I don't give two hoots whether the Constitution Party, Republican Party or anyone else gets us Scalia-like sitting judges/justices, but we need to get there, and fast. With each passing day apathy is killing our Republic.
Amen, Jim. It seems that a lot of folks tend to look at the worst of the Republicans (i.e. Snowe) and overlook the great people we do have. If conservatives were to abandon the party at this point, in addition to helping get Dems elected, they would also be enabling the RINO's, and screwing over the true conservative Repubs at the same time.
Third party. The two options you listed are both pro-abortion, social welfare spending, Clintonites.
Supporting Republicans got us Souter, Stevens and Kennedy. Not a track record for claiming pride, and hardly a basis upon which to assert that liberals will be "kicked out" by contiued support of Republicans. The Republicans can't even get well-qualified Presidential appointments on the bench with all the majorities you've identified. Anything you promise deserves skepticism in light of the reality of the day.

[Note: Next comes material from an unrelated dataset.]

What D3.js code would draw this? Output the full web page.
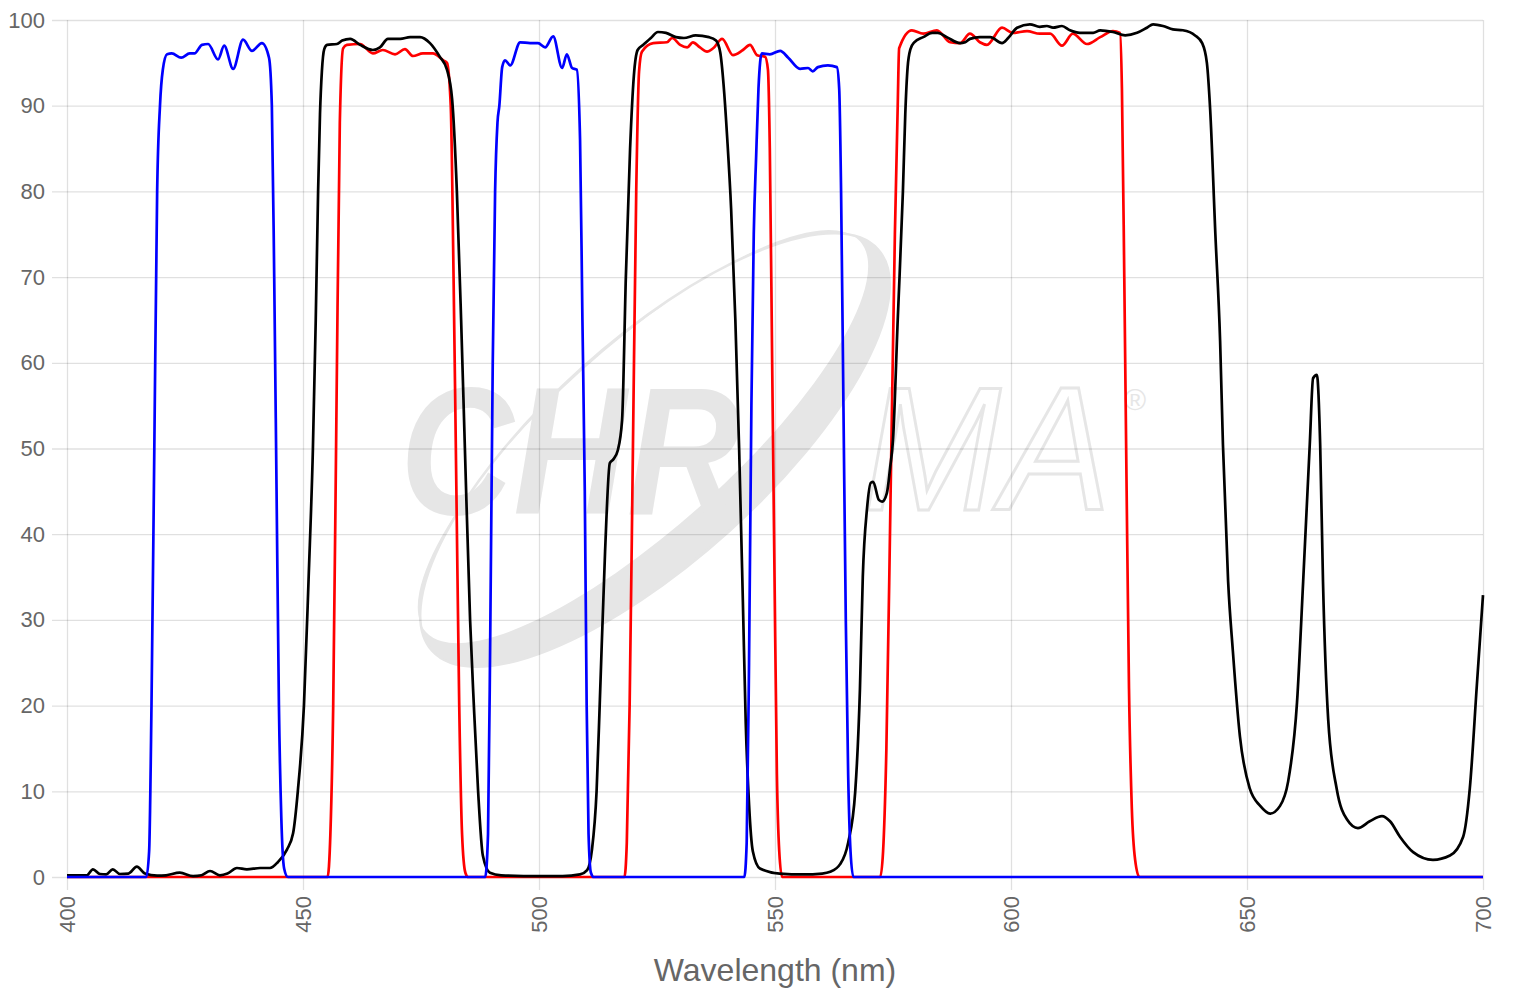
<!DOCTYPE html>
<html>
<head>
<meta charset="utf-8">
<script src="https://cdn.jsdelivr.net/npm/d3@7"></script>
<style>
  body { margin: 0; background: #fff; }
  svg { display: block; font-family: "Liberation Sans", Arial, sans-serif; }
</style>
</head>
<body>
<svg id="chart" width="1520" height="1000"></svg>
<script>
// spectra, [wavelength nm, transmission %]
var blueData = [
  [400,0],[416.8,0],[417.4,3],[417.9,20],[418.5,50],[419.1,80],[419.7,90],[420.3,94.2],[421.2,96.0],[422.2,96.1],
  [424.2,95.6],[426,96.1],[427,96.1],[428.6,97.1],[429.9,97.2],[432,95.4],[433.3,97.0],[435.2,94.3],[437.3,97.7],
  [439.2,96.4],[441.3,97.3],[442.8,95.6],[443.4,90],[443.9,70],[444.4,45],[444.9,20],[445.4,7],[446.0,1],[446.8,0],
  [488.6,0],[489.2,5],[489.7,30],[490.2,60],[490.7,80],[491.2,88],[491.6,90],[492.2,94.5],[492.8,95.3],[493.9,94.7],
  [496,97.4],[498.1,97.3],[499.8,97.3],[501.3,96.8],[503,98.1],[504.9,94.4],[505.9,96],[507,94.4],[508,94.2],
  [508.7,86],[509.2,65],[509.7,45],[510.1,20],[510.5,5],[511,0.5],[511.6,0],
  [543.5,0],[544,4],[544.5,25],[545,55],[545.5,75],[546,84],[546.5,92],[547.2,96.1],[548.9,96],[551.1,96.4],
  [552.8,95.6],[555.3,94.3],[557,94.4],[558,94.0],[559.1,94.5],[561.2,94.7],[563.1,94.5],[563.6,92],[564,80],
  [564.5,55],[565,30],[565.5,12],[566,3],[566.6,0],[700,0]
];

var redData = [
  [400,0],[455.2,0],[455.8,5],[456.4,20],[457.1,55],[457.8,88],[458.5,96.7],[459.3,97.1],[462.1,97.2],[464.8,96.1],
  [466.9,96.5],[469.5,96.0],[471.6,96.6],[473.3,95.8],[475.4,96.1],[477.5,96.1],[479.7,95.3],[480.5,95],[481.3,90],
  [481.9,70],[482.5,45],[483.1,20],[483.7,5],[484.4,0.5],[485,0],
  [518.1,0],[518.6,4],[519.2,20],[519.9,50],[520.6,80],[521.2,94],[521.8,96.3],[524.2,97.3],[527.1,97.4],[528.2,97.9],
  [529.9,97.1],[531.4,96.8],[532.6,97.4],[534.1,96.8],[535.6,96.3],[536.9,96.7],[538.8,97.8],[541.1,95.9],[543.2,96.5],
  [544.7,97.1],[546.2,95.9],[547.9,95.7],[548.5,94.2],[548.9,85],[549.4,60],[549.9,35],[550.4,12],[550.9,3],[551.5,0],
  [572.3,0],[572.9,3],[573.6,15],[574.5,45],[575.4,75],[576,90],[576.3,96.7],[579,98.8],[581.4,98.4],[584.3,98.8],
  [587.1,97.4],[589.2,97.3],[591.3,98.4],[593.4,97.4],[594.9,97.1],[598.1,99.1],[600.4,98.5],[603.4,98.7],[606.1,98.4],
  [608.3,98.4],[610.8,97],[613.1,98.4],[616.1,97.2],[618.9,98],[621.6,98.7],[623.1,98.5],[623.5,92],[624,70],
  [624.5,45],[625,22],[625.6,8],[626.3,2],[627.2,0],[700,0]
];

var blackData = [
  [400,0.2],[404.2,0.2],[405.5,0.9],[407,0.35],[408.3,0.3],[409.7,0.9],[411.2,0.35],[413,0.4],[414.8,1.2],[416.5,0.4],
  [419.1,0.15],[421,0.2],[423.9,0.5],[426.7,0.1],[428.5,0.2],[430.3,0.7],[432.4,0.2],[434,0.4],[436,1.05],[438.1,0.9],
  [440.9,1.05],[443,1.05],[444.7,1.75],[446.6,3.2],[447.9,5.1],[448.9,10],[450.2,20],[451.2,35],[452.1,50],[452.7,65],
  [453.2,80],[453.6,89],[454.0,94],[454.5,96.6],[455.1,97.1],[457.2,97.2],[458.3,97.6],[460,97.8],[462.1,97.1],[464.8,96.5],
  [466.3,96.8],[468,97.8],[470.6,97.8],[472.7,98],[474.8,98],[476.9,97.3],[479,95.7],[480.5,94.2],[481.6,90.7],
  [482.6,80],[483.5,65],[484.3,50],[485.4,30],[486.2,20],[487.1,10],[488.1,2.5],[489.6,0.5],[492,0.2],[500,0.1],
  [505,0.1],[508.7,0.3],[510.2,0.8],[511.2,3.1],[512.2,10],[512.9,20.7],[514,38],[515,48.3],[515.7,48.7],
  [516.7,49.8],[517.6,53.3],[518.4,70],[519.3,85],[520.1,93.5],[520.9,96.5],[522.1,97.1],[523.7,97.9],[525.2,98.6],
  [526.9,98.5],[529,98],[530.7,97.9],[533.2,98.2],[536,98],[537.5,97.6],[538.4,96.2],[539.1,92.5],[539.9,86],
  [540.7,78],[541.6,65],[542.4,50],[543.2,32],[543.8,18],[544.5,8.5],[545.3,3],[546.8,1],[551,0.4],[556,0.3],[560,0.4],[561.7,0.6],
  [563.8,1.5],[565.5,4],[567,10],[568,22],[568.6,35],[569.5,43],[570.3,46],[570.8,46.1],[572.0,44],[572.7,43.8],
  [573.7,44.8],[574.4,47.8],[575,51],[576,65],[577.1,80],[577.6,89],[578.1,94.5],[578.7,96.6],[579.5,97.4],[581.4,98],[583.3,98.5],
  [584.5,98.5],[586.4,98],[589.2,97.3],[590.3,97.4],[591.3,97.8],[593.4,98],[595.6,98],[598.1,97.3],[599.4,97.9],
  [601.3,99.1],[604,99.5],[606.1,99.2],[607.6,99.3],[608.9,99.1],[610.8,99.3],[612.5,98.8],[614.6,98.5],[617.4,98.5],
  [618.9,98.8],[621.6,98.6],[624.2,98.2],[626.7,98.5],[628.8,99.1],[630.1,99.5],[632.2,99.3],[634.3,98.9],[636.4,98.8],
  [639,98.2],[640.5,97.3],[641.5,95],[642.2,89.5],[643.3,75],[644.3,62.6],[644.9,50.5],[646,34.5],[647,26.4],
  [648.5,16.4],[650.6,10.3],[652.8,8.3],[654.9,7.4],[657,8.3],[658.7,11.1],[660.6,20.4],[661.9,34.5],[663.3,50.5],
  [664,58.2],[664.8,58.6],[665.5,50.5],[666.1,34.5],[667.2,18.4],[669,10.3],[671.2,6.7],[673.5,5.7],[676,6.5],
  [678.6,7.1],[680.3,6.5],[682.4,4.7],[685.2,2.9],[689.4,2.0],[693,2.5],[695.8,4.7],[697.2,10.3],[698.7,22.4],[700,32.9]
];

var xTicks = [400, 450, 500, 550, 600, 650, 700];
var yTicks = [0, 10, 20, 30, 40, 50, 60, 70, 80, 90, 100];
var xTitle = "Wavelength (nm)";

var margin = { top: 20, right: 37, bottom: 123, left: 67 },
    width = 1520 - margin.left - margin.right,
    height = 1000 - margin.top - margin.bottom;

var svg = d3.select("#chart");
var g = svg.append("g")
  .attr("transform", "translate(" + margin.left + "," + margin.top + ")");

var x = d3.scaleLinear().domain([400, 700]).range([0, width]);
var y = d3.scaleLinear().domain([0, 100]).range([height, 0]);

// watermark logo (behind grid)
var wm = g.append("g").attr("fill", "#e6e6e6");
wm.append("path")
  .attr("fill-rule", "evenodd")
  .attr("transform", "translate(588,430) rotate(-42)")
  .attr("d", "M-300,0a300,110 0 1,0 600,0a300,110 0 1,0 -600,0Z" +
             "M-292,-18a292,90 0 1,0 584,0a292,90 0 1,0 -584,0Z");
wm.append("ellipse")
  .attr("transform", "translate(588,430) rotate(-42)")
  .attr("rx", 300).attr("ry", 110)
  .attr("fill", "none").attr("stroke", "#e6e6e6").attr("stroke-width", 2.5);
wm.append("text")
  .attr("x", 333).attr("y", 494)
  .attr("font-size", 182).attr("font-weight", "bold").attr("font-style", "italic")
  .attr("textLength", 340).attr("lengthAdjust", "spacingAndGlyphs")
  .text("CHR");
wm.append("text")
  .attr("x", 796).attr("y", 490)
  .attr("font-size", 176).attr("font-style", "italic")
  .attr("fill", "none").attr("stroke", "#e6e6e6").attr("stroke-width", 3)
  .attr("textLength", 248).attr("lengthAdjust", "spacingAndGlyphs")
  .text("MA");
wm.append("text")
  .attr("x", 1068).attr("y", 390).attr("text-anchor", "middle")
  .attr("font-size", 30).attr("fill", "#e6e6e6")
  .text("\u00AE");

// grid + axes
var yAxis = g.append("g")
  .attr("transform", "translate(-15,0)")
  .call(d3.axisLeft(y).tickValues(yTicks).tickSize(-width - 15).tickPadding(7));
yAxis.select(".domain").remove();
yAxis.selectAll("line").attr("stroke", "rgba(0,0,0,0.12)").attr("stroke-width", 1.3);
yAxis.selectAll("text").attr("fill", "#666").attr("font-size", 22)
  .attr("font-family", "Liberation Sans, Arial, sans-serif");

var xAxis = g.append("g")
  .attr("transform", "translate(0," + height + ")")
  .call(d3.axisBottom(x).tickValues(xTicks).tickSize(-height).tickFormat(d3.format("d")));
xAxis.select(".domain").remove();
xAxis.selectAll("line").attr("stroke", "rgba(0,0,0,0.12)").attr("stroke-width", 1.3)
  .attr("y2", 13).attr("y1", -height);
xAxis.selectAll("text")
  .attr("fill", "#666").attr("font-size", 22)
  .attr("font-family", "Liberation Sans, Arial, sans-serif")
  .attr("text-anchor", "end")
  .attr("dy", "0.35em")
  .attr("transform", "translate(0,19) rotate(-90)")
  .attr("x", 0).attr("y", 0);

g.append("text")
  .attr("x", width / 2).attr("y", height + 104)
  .attr("text-anchor", "middle")
  .attr("fill", "#666").attr("font-size", 32)
  .text(xTitle);

// spectra
var line = d3.line()
  .x(function(d) { return x(d[0]); })
  .y(function(d) { return y(d[1]); })
  .curve(d3.curveMonotoneX);

var series = [
  { data: redData, color: "#ff0000" },
  { data: blackData, color: "#000000" },
  { data: blueData, color: "#0000ff" }
];
series.forEach(function(s) {
  g.append("path")
    .datum(s.data)
    .attr("fill", "none")
    .attr("stroke", s.color)
    .attr("stroke-width", 2.7)
    .attr("stroke-linejoin", "round")
    .attr("d", line);
});
</script>
</body>
</html>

I've been trying to get people to wake up to the travesty of the judicial appointment filibusters for a long time, with considerable disappointment. Many - too many - on this forum would rather whine after the fact than write and call all their politicians (dems, pubbies, indys - all of them) at every level to exert the pressure necessary to effect real change within the judiciary. The subject has to be emphasized at every level to obtain anything close to an acceptable result.